Soon, Buddhist monks expanded and formalized their understanding of meditation. The bases for all meditation, as it was understood even in the earliest years of Buddhism, are shamatha and vipashyana.
Shamatha is often translated as calm abiding or peacefulness. It is the development of tranquility that is a prerequisite to any further development. Vipashyana is clear seeing or special insight, and involves intuitive cognition of suffering, impermanence, and egolessness.
Only after these forms were perfected does one go on to the more heavy-duty kinds of meditation. Samadhi is concentration or one-pointed meditation. It involves intense focusing of consciousness.
Samadhi brings about the four dhyanas, meaning absorptions. Buddha refers to samadhi and the dhyanas in the eighth step of the eightfold path, and again at his death. Dhyana is rendered as Jhana in Pali, Ch'an in Chinese, Son in Korean, and Zen in Japanese, and has, in those cultures, become synonymous with meditation as a whole.
The most basic form of meditation involves attending to one's breath.
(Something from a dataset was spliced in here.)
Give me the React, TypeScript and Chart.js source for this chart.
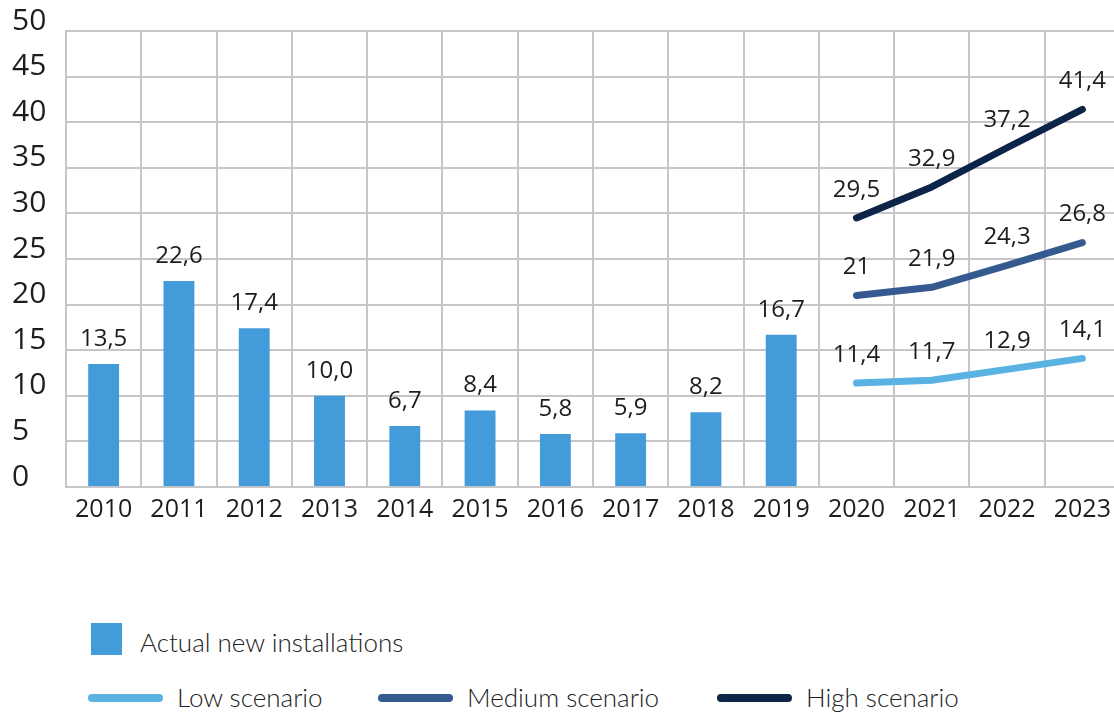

Begin by sitting in a simple chair, keeping your back erect if you can. The more traditional postures are the lotus position, sitting on a pillow with each foot upon the opposite thigh, and variations such as the half lotus (one foot on the opposite thigh, the other out in front of the opposite knee). This is difficult for many people. Some people kneel, sitting back on their legs or on a pillow between their legs. Many use a meditation bench: kneel, then place a little bench beneath your behind. But meditation is also done while standing, slowly walking, lying on the floor, or even in a recliner!
Traditionally, the hands are placed loosely, palms up, one on top of the other, and with the thumbs lightly touching. This is called the cosmic mudra, one of a large number of symbolic hand positions. You may prefer to lay them flat on your thighs, or any other way that you find comfortable.
Your head should be upright, but not rigid. The eyes may be closed, or focussed on a spot on the ground a couple of feet ahead of you, or looking down at your hands. If you find yourself getting sleepy, keep your eyes open!
Beginning meditators are often asked to count their breath, on the exhale, up to ten. Then you begin back at one. If you loose track, simply go back to one. Your breath should be slow and regular, but not forced or artificially controlled. Just breathe naturally and count.